I don't believe I've either said or implied the latter--nowhere in any of my posts has there been anything to the effect of "humans cannot cause climate change." Since that remark was pretty clearly aimed at me, I can only assume that you've gone with the tired old "read something you don't like, skip the rest of the post, and fill in the blanks with incorrect assumptions about what the poster said and meant." [sigh]
Standard for an Internet discussion, I guess.
Quote Posted by Muzman
Only this pays no attention to the actual evidence, which tells us pretty clearly why one side is far more correct than the other. So suspect all you like based on political intuition and self assessed neutrality. You'll pretty much always be wrong with that approach.
Muz, one of my college courses took us through, in survey detail, both sides of the argument.
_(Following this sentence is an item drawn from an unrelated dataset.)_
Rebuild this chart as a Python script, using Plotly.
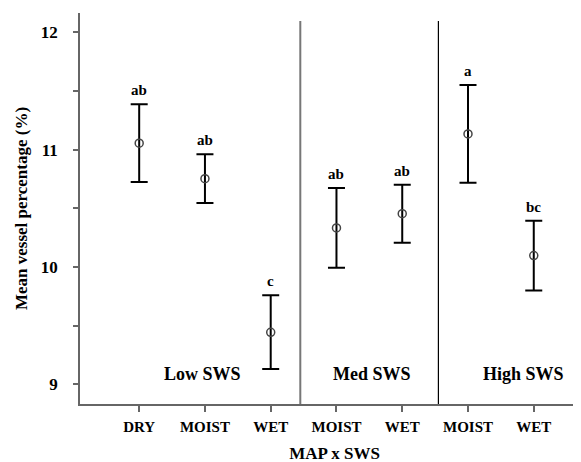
import plotly.graph_objects as go

# Data
tick_labels = ["DRY", "MOIST", "WET", "MOIST", "WET", "MOIST", "WET"]
means = [11.055, 10.753, 9.443, 10.333, 10.454, 11.134, 10.097]
upper = [11.387, 10.960, 9.760, 10.673, 10.702, 11.552, 10.395]
lower = [10.725, 10.546, 9.130, 9.994, 10.207, 10.719, 9.800]
letters = ["ab", "ab", "c", "ab", "ab", "a", "bc"]
groups = ["Low SWS", "Med SWS", "High SWS"]
group_centers = [0.97, 3.54, 5.84]
dividers = [2.45, 4.55]

xs = list(range(len(tick_labels)))
err_plus = [u - m for u, m in zip(upper, means)]
err_minus = [m - l for m, l in zip(means, lower)]

FONT = "Liberation Serif"

fig = go.Figure()
fig.add_trace(go.Scatter(
    x=xs, y=means, mode="markers",
    marker=dict(symbol="circle-open", size=8, color="#444444", line=dict(width=1.5)),
    error_y=dict(type="data", symmetric=False, array=err_plus, arrayminus=err_minus,
                 color="black", thickness=2, width=8.5),
    showlegend=False, hoverinfo="skip",
))

shapes = []
for i, d in enumerate(dividers):
    shapes.append(dict(type="line", xref="x", yref="y", x0=d, x1=d, y0=8.832, y1=12.096,
                       line=dict(color="#777777" if i == 0 else "black", width=2 if i == 0 else 1.2)))

annotations = []
for x, u, t in zip(xs, upper, letters):
    annotations.append(dict(x=x, y=u, text=f"<b>{t}</b>", showarrow=False, yanchor="middle",
                            yshift=14, font=dict(family=FONT, size=15, color="black")))
for gx, g in zip(group_centers, groups):
    annotations.append(dict(x=gx, y=9.09, text=f"<b>{g}</b>", showarrow=False, yanchor="middle",
                            font=dict(family=FONT, size=18, color="black")))

fig.update_layout(
    width=581, height=462,
    margin=dict(l=72, r=0, t=5, b=66),
    plot_bgcolor="white", paper_bgcolor="white",
    shapes=shapes, annotations=annotations,
    font=dict(family=FONT, color="black"),
    xaxis=dict(
        range=[-0.9, 6.84], tickvals=xs, ticktext=[f"<b>{t}</b>" for t in tick_labels],
        showgrid=False, zeroline=False, showline=True, linecolor="#666666", linewidth=1.5,
        ticks="outside", ticklen=6, tickcolor="#666666", tickwidth=1.5, automargin=False,
        ticklabelstandoff=2,
        tickfont=dict(family=FONT, size=15, color="black"),
        title=dict(text="<b>MAP x SWS</b>", font=dict(family=FONT, size=17, color="black"), standoff=13),
    ),
    yaxis=dict(
        range=[8.832, 12.165], tickvals=[9, 9.5, 10, 10.5, 11, 11.5, 12],
        ticktext=["<b>9</b>", "", "<b>10</b>", "", "<b>11</b>", "", "<b>12</b>"],
        showgrid=False, zeroline=False, showline=True, linecolor="#666666", linewidth=1.5,
        ticks="outside", ticklen=5, tickcolor="#666666", tickwidth=1.5, automargin=False,
        ticklabelstandoff=12,
        tickfont=dict(family=FONT, size=17, color="black"),
        title=dict(text="<b>Mean vessel percentage (%)</b>", font=dict(family=FONT, size=17, color="black"), standoff=9),
    ),
)

fig.write_html("out.html")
There's some pretty good stuff on both sides--that you have only seen good arguments (or arguments which you consider good) on one side does not mean that it should be clear to all that "your" side is correct, nor that the other side has no good arguments.
In the end, it comes down to one side saying "the scientific evidence shows that X is true" and the other side saying "the scientific evidence shows that X is false." That is all, I'm afraid--none of you here espousing either side of the argument have done the requisite research (which would take a lifetime of dedication to perform--and even then the results should not be free from doubt, even to the one who performed the research), but you are instead relying entirely on hearsay, all of which is (unfortunately) very tainted by political motives.
I believe this should be my final post in this argument, because the past few posts have ignored critical points I have made, while jumping on and inflating others--and assuming wrongly about my beliefs and intentions. This sort of knee-jerk reactionary behavior is proof that nothing I say will be taken at face value, which renders discussion quite pointless. It is, indeed, only the purest optimism which occasioned the writing of this post itself--a foolish optimism, with a desire for a sense of clarification and closure.